We must emphasise that the court has to strike a balance between the inflated and unreasonable demands of a victim and the equally untenable claim of the opposite party saying that nothing is payable. Sympathy for the victim does not, and should not, come in the way of making a correct assessment, but if a case is made out, the court must not be chary of awarding adequate compensation. The adequate compensation that we speak of, must to some extent, be a rule of thumb measure, and as a balance has to be struck, it would be difficult to satisfy all the parties concerned.  ...At the same time we often find that a person injured in an accident leaves his family in greater distress vis-`-vis a family in a case of death. In the latter case, the initial shock gives way to a feeling of resignation and acceptance, and in time, compels the family to move on. The case of an injured and disabled person is, however, more pitiable and the feeling of hurt, helplessness, despair and often destitution enures every day. The support that is needed by a severely handicapped person comes at an enormous price, physical, financial and emotional, not only on the victim but even more so on his family and attendants and the stress saps their energy and destroys their equanimity. (emphasis supplied)

(iv) In Reshma Kumari and others v. Madan Mohan reported in (2009) 13 SCC 422, the Apex Court reiterated that the compensation awarded under the Act should be just and also identified the factors which should be kept in mind while determining the amount of compensation. The relevant portions of the judgment are extracted below: 
The compensation which is required to be determined must be just. While the claimants are required to be compensated for the loss of their dependency, the same should not be considered to be a windfall. Unjust enrichment should be discouraged. This Court cannot also lose sight of the fact that in given cases, as for example death of the only son to a mother, she can never be compensated in monetary terms. 
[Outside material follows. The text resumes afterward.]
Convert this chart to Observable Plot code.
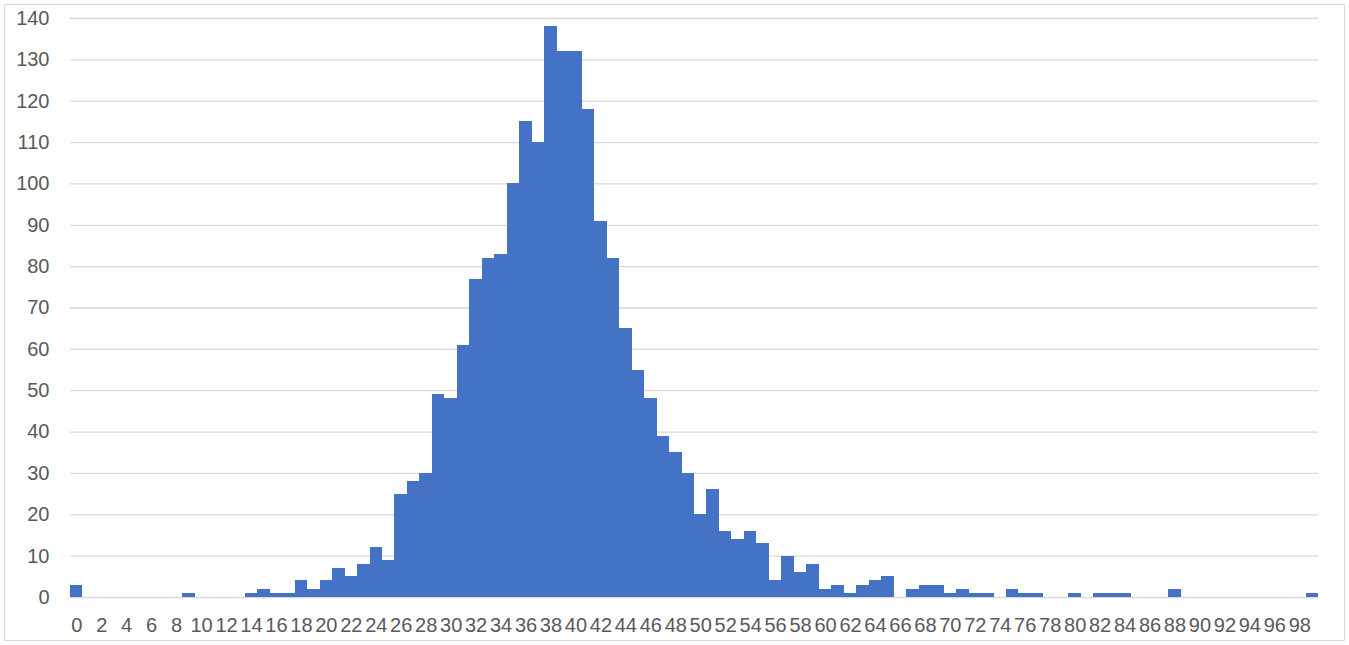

The question as to the methodology required to be applied for determination of compensation as regards prospective loss of future earnings, however, as far as possible should be based on certain principles. A person may have a bright future prospect; he might have become eligible to promotion immediately; there might have been chances of an immediate pay revision, whereas in another (sic situation) the nature of employment was such that he might not have continued in service; his chance of promotion, having regard to the nature of employment may be distant or remote. It is, therefore, difficult for any court to lay down rigid tests which should be applied in all situations. There are divergent views. In some cases it has been suggested that some sort of hypotheses or guess work may be inevitable. That may be so. 
In the Indian context several other factors should be taken into consideration including education of the dependents and the nature of job. In the wake of changed societal conditions and global scenario, future prospects may have to be taken into consideration not only having regard to the status of the employee, his educational qualification; his past performance but also other relevant factors, namely, the higher salaries and perks which are being offered by the private companies these days. In fact while determining the multiplicand this Court in Oriental Insurance Co. Ltd. v. Jashuben, 2008 ACJ 1097 (SC), held that even dearness allowance and perks with regard thereto from which the family would have derived monthly benefit, must be taken into consideration.
One of the incidental issues which has also to be taken into consideration is inflation. Is the practice of taking inflation into consideration wholly incorrect? Unfortunately, unlike other developed countries in India there has been no scientific study. It is expected that with the rising inflation the rate of interest would go up. In India it does not happen. It, therefore, may be a relevant factor which may be taken into consideration for determining the actual ground reality. No hard-and-fast rule, however, can be laid down therefor. (emphasis supplied)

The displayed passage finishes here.